— Begin DATA —

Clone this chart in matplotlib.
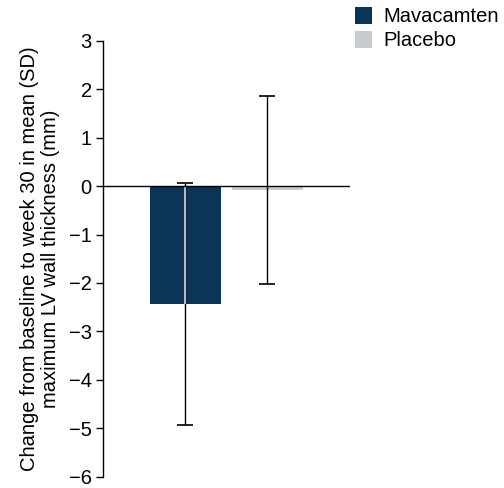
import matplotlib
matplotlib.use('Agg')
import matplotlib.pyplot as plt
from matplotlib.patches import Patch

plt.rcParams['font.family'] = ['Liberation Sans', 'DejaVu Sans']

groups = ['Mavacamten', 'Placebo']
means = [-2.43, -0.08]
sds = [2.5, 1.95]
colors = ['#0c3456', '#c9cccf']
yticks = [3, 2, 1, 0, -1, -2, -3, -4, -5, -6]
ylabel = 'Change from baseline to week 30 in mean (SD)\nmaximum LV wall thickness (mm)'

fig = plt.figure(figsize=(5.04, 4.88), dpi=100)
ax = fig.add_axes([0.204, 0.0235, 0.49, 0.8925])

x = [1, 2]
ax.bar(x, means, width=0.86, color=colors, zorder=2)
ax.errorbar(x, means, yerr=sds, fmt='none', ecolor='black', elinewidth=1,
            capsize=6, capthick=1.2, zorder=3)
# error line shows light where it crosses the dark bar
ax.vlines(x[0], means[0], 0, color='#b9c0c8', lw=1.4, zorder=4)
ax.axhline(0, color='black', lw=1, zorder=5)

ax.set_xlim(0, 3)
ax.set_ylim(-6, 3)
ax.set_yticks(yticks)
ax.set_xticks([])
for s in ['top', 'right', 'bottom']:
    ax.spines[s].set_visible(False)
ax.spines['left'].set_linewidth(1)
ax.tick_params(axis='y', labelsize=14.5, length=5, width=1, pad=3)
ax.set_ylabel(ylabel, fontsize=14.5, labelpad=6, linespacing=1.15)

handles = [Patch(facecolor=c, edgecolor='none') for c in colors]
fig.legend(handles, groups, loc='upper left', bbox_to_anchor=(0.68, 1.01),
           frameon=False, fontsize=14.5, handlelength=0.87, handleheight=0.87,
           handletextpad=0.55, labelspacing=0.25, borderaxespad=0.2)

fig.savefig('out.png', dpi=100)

— End DATA —
— Begin DATA —

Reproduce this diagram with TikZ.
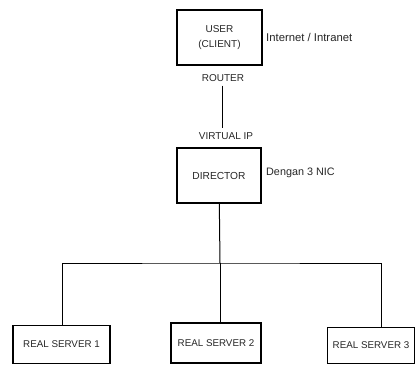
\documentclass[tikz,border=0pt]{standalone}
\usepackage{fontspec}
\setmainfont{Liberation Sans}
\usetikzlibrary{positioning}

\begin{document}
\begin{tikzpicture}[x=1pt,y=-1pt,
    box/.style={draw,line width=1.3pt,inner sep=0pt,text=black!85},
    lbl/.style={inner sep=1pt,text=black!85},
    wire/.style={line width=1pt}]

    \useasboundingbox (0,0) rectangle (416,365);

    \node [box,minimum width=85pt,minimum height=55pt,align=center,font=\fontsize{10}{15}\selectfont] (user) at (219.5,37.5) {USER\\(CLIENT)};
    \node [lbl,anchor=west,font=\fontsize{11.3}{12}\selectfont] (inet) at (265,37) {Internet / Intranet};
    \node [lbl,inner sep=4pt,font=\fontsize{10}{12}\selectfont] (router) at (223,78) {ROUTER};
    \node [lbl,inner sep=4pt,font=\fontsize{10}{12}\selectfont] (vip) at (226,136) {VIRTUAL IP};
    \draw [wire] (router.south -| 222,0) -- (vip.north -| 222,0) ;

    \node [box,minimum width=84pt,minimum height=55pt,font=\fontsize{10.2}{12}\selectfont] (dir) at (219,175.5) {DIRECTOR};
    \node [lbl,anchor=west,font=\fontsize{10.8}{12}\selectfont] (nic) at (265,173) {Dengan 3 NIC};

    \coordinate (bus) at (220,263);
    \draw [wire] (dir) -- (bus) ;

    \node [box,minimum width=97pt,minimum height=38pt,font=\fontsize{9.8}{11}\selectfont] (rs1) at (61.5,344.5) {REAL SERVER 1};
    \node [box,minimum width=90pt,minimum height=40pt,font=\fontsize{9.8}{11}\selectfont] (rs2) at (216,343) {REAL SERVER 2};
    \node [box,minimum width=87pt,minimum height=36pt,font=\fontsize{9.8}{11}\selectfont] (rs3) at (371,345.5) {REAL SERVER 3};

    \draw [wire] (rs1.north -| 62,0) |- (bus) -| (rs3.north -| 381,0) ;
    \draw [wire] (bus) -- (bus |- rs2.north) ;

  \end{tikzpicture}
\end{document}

— End DATA —

* **WRITTEN REQUEST**:
Copy out only the lines from the one containing "Clone this chart in matplotlib." through the one containing "ylabel = 'Change", exactly, with both ends. Any picture is left out.

* **FULL OUTPUT**:
Clone this chart in matplotlib.
import matplotlib
matplotlib.use('Agg')
import matplotlib.pyplot as plt
from matplotlib.patches import Patch

plt.rcParams['font.family'] = ['Liberation Sans', 'DejaVu Sans']

groups = ['Mavacamten', 'Placebo']
means = [-2.43, -0.08]
sds = [2.5, 1.95]
colors = ['#0c3456', '#c9cccf']
yticks = [3, 2, 1, 0, -1, -2, -3, -4, -5, -6]
ylabel = 'Change from baseline to week 30 in mean (SD)\nmaximum LV wall thickness (mm)'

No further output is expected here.